Ia juga menilai bahwa putusan PTTUN sebelumnya yang sempat menangguhkan PBG tidak objektif. Bahkan, menurutnya, pertimbangan hukum saat itu keliru karena mendasarkan putusan pada UU Ibu Kota Negara (IKN) yang belum sepenuhnya diimplementasikan.
Dalam putusan yang dibatalkan MA, PTTUN sempat merujuk pada Pasal 21 UU No. 3 Tahun 2022 tentang IKN, yang mengatur bahwa perwakilan negara asing akan pindah ke IKN (Kalimantan Timur) secara bertahap.
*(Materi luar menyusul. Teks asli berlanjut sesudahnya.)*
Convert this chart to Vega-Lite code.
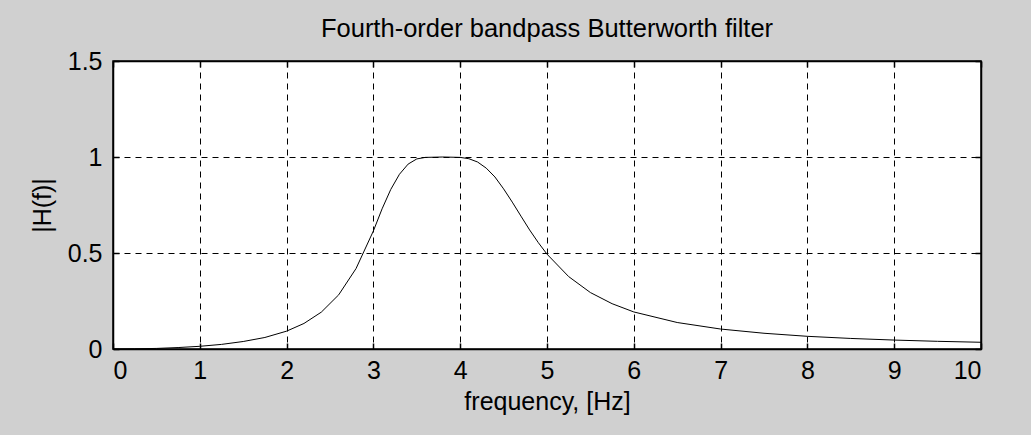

Namun menurut Syaiful, hal itu tidak relevan terhadap kasus pembangunan saat ini.
“Lucu jika pembangunan ini ditunda dengan alasan pemindahan ibu kota, padahal sampai sekarang belum ada satu pun kantor perwakilan asing yang aktif di IKN,” ujarnya tajam.
Syaiful menilai bahwa putusan Mahkamah Agung ini bukan sekadar kemenangan hukum, tapi juga penting untuk menjaga wibawa diplomatik Indonesia di mata dunia.
“Jika Indonesia melanggar Konvensi Wina hanya karena polemik ini, akan jadi preseden buruk bagi diplomasi kita,” ujarnya.
Ia pun mengimbau agar segala bentuk polemik terkait pembangunan Kedubes India dihentikan. “Semua sudah sesuai prosedur dan hukum yang berlaku, tidak ada alasan lagi untuk menunda,” pungkasnya.
Putusan Mahkamah Agung ini menjadi preseden penting bagi perlindungan hukum terhadap misi diplomatik asing di Indonesia. Di tengah transisi menuju Ibu Kota Nusantara (IKN), kepastian hukum tetap menjadi prioritas utama—termasuk dalam urusan hubungan internasional.